Nevertheless, it was his enduring fascination with Egypt that led the artist to become a key figure in the formation of the ‘Society for the Preservation of the Monuments of Ancient Egypt’ in 1888; at that time the only organisation concerned with the conservation rather than excavation of the ancient sites of Philae and Giza. By enlisting the support of eminent colleagues – such as Edward John Poynter, Henry Wallis, Sir Frederic Leighton, George Frederic Watts, and William Holman-Hunt – Frank Dillon was able to gather public and governmental support for the campaign to protect and preserve these iconic structures, and all this more than half a century before UNESCO even existed.

‘The Tombs of the Sultans’ by Frank Dillon, 1873

Exhibited in London at the Royal Academy in 1873 Frank Dillon’s ‘Tombs of the Sultans’ is one of the artist’s finest large-scale views of Old Cairo and is now available to purchase. The painting, which depicts the ancient City of the Dead at dusk, can be viewed on our Gallery page.

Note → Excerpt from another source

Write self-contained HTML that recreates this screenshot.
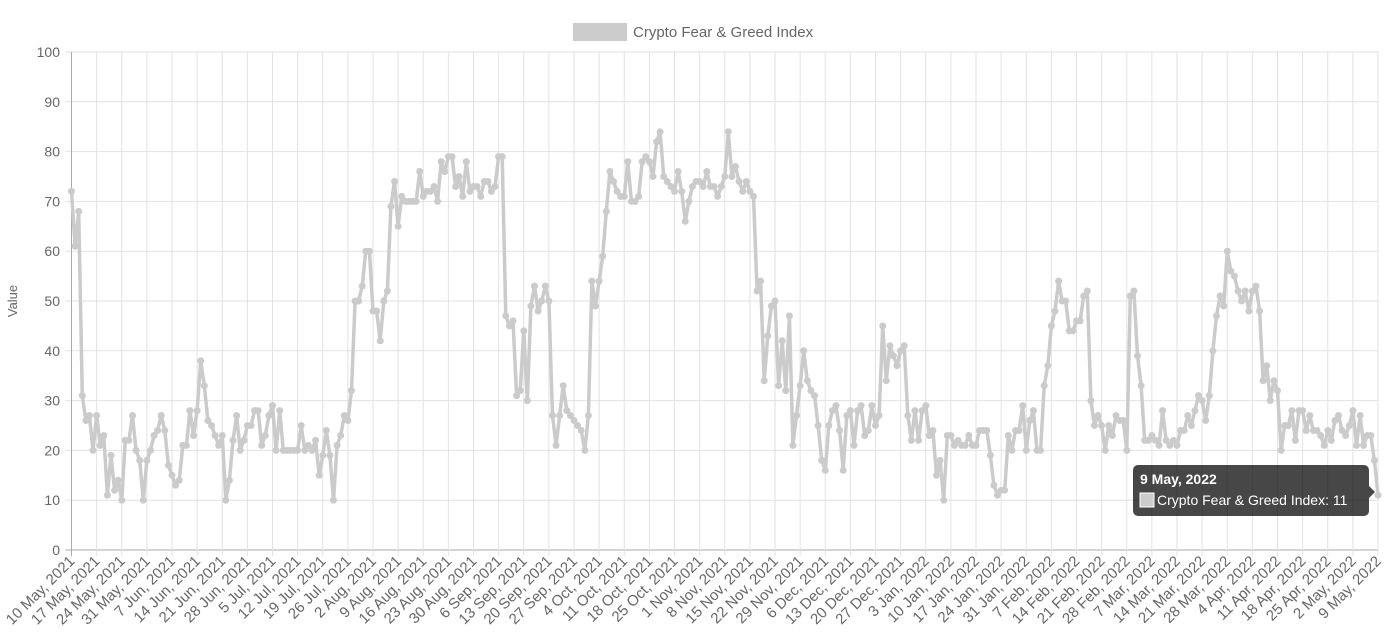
<!DOCTYPE html>
<html><head><meta charset="utf-8"><style>
html,body{margin:0;padding:0;background:#fff;}
svg{display:block;font-family:"Liberation Sans",sans-serif;}
</style></head><body>
<svg id="c" width="1396" height="643" xmlns="http://www.w3.org/2000/svg">
<rect x="573" y="23" width="54" height="18" fill="#cccccc"/>
<text x="633" y="37" font-size="15" fill="#666">Crypto Fear &amp; Greed Index</text>
<text transform="translate(17,301) rotate(-90)" font-size="13" fill="#666" text-anchor="middle">Value</text>
<g id="grid"></g>
<g id="data"></g>
<g id="tip">
<rect x="1133" y="465" width="236" height="51" rx="5" fill="rgba(0,0,0,0.72)"/>
<polygon points="1369,486 1375,492 1369,498" fill="rgba(0,0,0,0.72)"/>
<text x="1140" y="484" font-size="14" font-weight="bold" fill="#fff">9 May, 2022</text>
<rect x="1140" y="493" width="14" height="14" fill="#ccc" stroke="#fff" stroke-width="1"/>
<text x="1157" y="505" font-size="14" fill="#fff">Crypto Fear &amp; Greed Index: 11</text>
</g>
</svg>
<script>
var d=[72,61,68,31,26,27,20, 27,21,23,11,19,12,14, 10,22,22,27,20,18,10, 18,20,23,24,27,24,17,
15,13,14,21,21,28,23, 28,38,33,26,25,23,21, 23,10,14,22,27,20,22, 25,25,28,28,21,23,27,
29,20,28,20,20,20,20, 20,25,20,21,20,22,15, 19,24,19,10,21,23, 27,26,32,50,50,53,60,
60,48,48,42,50,52,69, 74,65,71,70,70,70,70, 76,71,72,72,73,70, 78,76,79,79,73,75,71,
78,72,73,73,71,74,74, 72,73,79,79,47,45,46, 31,32,44,30,49,53,48, 50,53,50,27,21,27,33,
28,27,26,25,24,20,27, 54,49,54,59,68,76,74, 72,71,71,78,70,70,71, 78,79,78,75,82,84,75,
74,73,72,76,72,66,70, 73,74,74,73,76,73,73, 71,73,75,84,75,77,74, 72,74,72,71,52,54,34,
43,49,50,33,42,32,47, 21,27,33,40,34,32,31, 25,18,16,25,28,29,24, 16,27,28,21,28,29,23,
24,29,25,27,45,34,41, 39,37,40,41,27,22,28, 22,28,29,23,24,15, 18,10,23,23,21,22,21,
21,23,21,21,24,24,24, 19,13,11,12,12,23,20, 24,24,29,20,26,28,20, 20,33,37,45,48,54,50,
50,44,44,46,46,51,52, 30,25,27,25,20,25,23, 27,26,26,20,51,52,39, 33,22,22,23,22,21,28,
22,21,22,21,24, 24,27,25,28,31,30,26, 31,40,47,51,49,60,56, 55,52,50,52,48,52,53,
48,34,37,30,34,32,20, 25,25,28,22,28,28,24, 27,24,24,23,21,24,22, 26,27,24,23,25, 28,21,27,21,23,23,18, 11];
var X0=71.5,X1=1378,Y0=550,Y1=52,ns="http://www.w3.org/2000/svg";
function el(t,a,p,txt){var e=document.createElementNS(ns,t);for(var k in a)e.setAttribute(k,a[k]);if(txt)e.textContent=txt;p.appendChild(e);return e;}
var g=document.getElementById('grid'),dg=document.getElementById('data');
for(var i=0;i<=10;i++){var y=Y0-(Y0-Y1)*i/10;
 el('line',{x1:X0-6,x2:X1,y1:y,y2:y,stroke:i==0?'#aaa':'#e2e2e2','stroke-width':1},g);
 el('text',{x:60,y:y+5,'font-size':14,fill:'#666','text-anchor':'end'},g,String(i*10));}
var mon=['Jan','Feb','Mar','Apr','May','Jun','Jul','Aug','Sep','Oct','Nov','Dec'];
var dx=(X1-X0)/364;
for(var w=0;w<=52;w++){var x=X0+w*7*dx;
 el('line',{x1:x,x2:x,y1:Y1,y2:Y0+6,stroke:w==0?'#aaa':'#e2e2e2','stroke-width':1},g);
 var dt=new Date(Date.UTC(2021,4,10+w*7));
 var s=dt.getUTCDate()+' '+mon[dt.getUTCMonth()]+', '+dt.getUTCFullYear();
 el('text',{transform:'translate('+(x+4)+','+(Y0+12)+') rotate(-45)','font-size':15,fill:'#666','text-anchor':'end'},g,s);}
var n=d.length-1;dx=(X1-X0)/n;
var pts=d.map(function(v,i){return (X0+i*dx).toFixed(1)+','+(Y0-(Y0-Y1)*v/100).toFixed(1);});
el('polyline',{points:pts.join(' '),fill:'none',stroke:'#cbcbcb','stroke-width':3.5,'stroke-linejoin':'round'},dg);
pts.forEach(function(p){var a=p.split(',');el('circle',{cx:a[0],cy:a[1],r:3.5,fill:'#cbcbcb'},dg);});
</script>
</body></html>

Between 1850 and 1907 Frank Dillon exhibited forty-nine paintings at the Royal Academy, thirty-four at the British Institution, and at many others at venues including the Royal Scottish Academy, the New Watercolour Society, the Grosvenor Gallery, the Dudley Gallery, the Royal Society of British Artists, and the Victorian Era Exhibition at Earl’s Court in 1897. Today, paintings by Frank Dillon can be found in the Musée d’Orsay in Paris, the Victoria & Albert Museum, the Royal Academy Collection, Guildhall Art Gallery, the Royal Collection, the British Government Art Collection, and the Paul Mellon Collection at the Yale Centre for British Art.